Canadian Natural Resources Ltd., the country’s largest oil and natural gas producer, is slashing capital spending next year by 20 per cent amid low commodity prices and pipeline problems, but said it is ready to reverse the bulk of the cuts if conditions improve.
The company’s strategy reflects the uncertainty in the oil business. The price of Alberta heavy oil crashed earlier this fall, but has rallied. The Alberta government this week said it would order all major oil producers to cut output at the start of January to deal with an oversupply. Capacity to move oil by rail is set to rise, but pipelines are still full.
Canadian Natural said on Wednesday it will spend $3.7-billion in 2019, down some $900-million from $4.6-billion in 2018. Most of the cuts are in its heavy-oil operations. Canadian Natural also said it could turn up spending by about $700-million if market dynamics shift. In such a case, the budget for 2019 could reach about $4.4-billion, down only $200-million, or 4 per cent, from this year.
“Canadian Natural is built to be able to manage through low prices,” president Tim McKay told investors on Wednesday as the company detailed its plans.

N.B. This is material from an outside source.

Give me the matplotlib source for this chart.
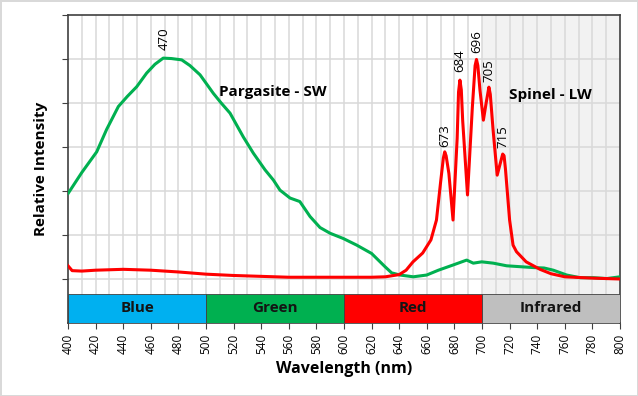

In a news release, Canadian Natural expressed concern about a lack of new pipeline capacity and questioned how the industry itself works. In a statement, Steve Laut, executive vice-chairman, called the process by which oil producers work with pipeline companies to get barrels on the move “dysfunctional.”
For the longer-term, Canadian Natural’s 2019 budget includes investments in the production of more heavy oil. Two new projects in northeastern Alberta will start operating late next year. One will produce 40,000 barrels a day by 2021, the other about 26,000 barrels a day through 2020. Canadian Natural said in its news release that the timing of both projects fits with expected “improved market access.” Pipeline company Enbridge Inc. has said the expansion of its Line 3, which goes to the United States, should be open by this time next year.
In a normal market, Canadian Natural said it would spend upward of $5-billion in a year to generate production growth. That amount would be close to a 10-per-cent increase over its 2018 budget.
With its current plans to cut expenditures by 20 per cent, Canadian Natural said its production in 2019 will likely hold steady at about 1.075 million barrels a day.
The one area in 2019 where Canadian Natural plans to notably increase spending is at its oil sands mining and upgrading operations, where it produces a valuable synthetic oil. Expenditures there will be $1.53-billion, up almost 20 per cent from this year. Production in 2019 could increase by about 6 per cent to 450,000 barrels a day.
Analyst Jon Morrison of CIBC World Markets said Canadian Natural showed “strong fiscal restraint” with its conservative budget, but also highlighted its ability to “dial spending” higher. TD Securities analyst Menno Hulshof noted that Canadian Natural’s 2019 spending plan is lower, on a relative basis, than what it spent in 2016, at the depths of the oil bust.
Stock of Canadian Natural rose about 4 per cent on Wednesday to $37.33, up $1.52 in Toronto.
West Texas Intermediate oil, the North American benchmark, traded at about US$53 a barrel. Western Canadian Select (WCS), the Alberta heavy-oil benchmark, was going for about US$31 a barrel on Wednesday, according to Net Energy Exchange. The price for WCS dropped as low as about US$10 a barrel this fall.
Canadian Natural is the first major oil company to announce its 2019 plans, an indication of how the oil patch’s strategy could unfold in the next year. Cenovus Energy Inc., another major producer of heavy oil from the oil sands, will announce its spending plans on Dec. 11, around the same time it does each year. Suncor Energy Inc. typically unveils its budget in mid-November, but has not as yet, and now says its decision making has been delayed because of the Alberta government order to cut production. Suncor had opposed those plans, while Cenovus and Canadian Natural were in favour.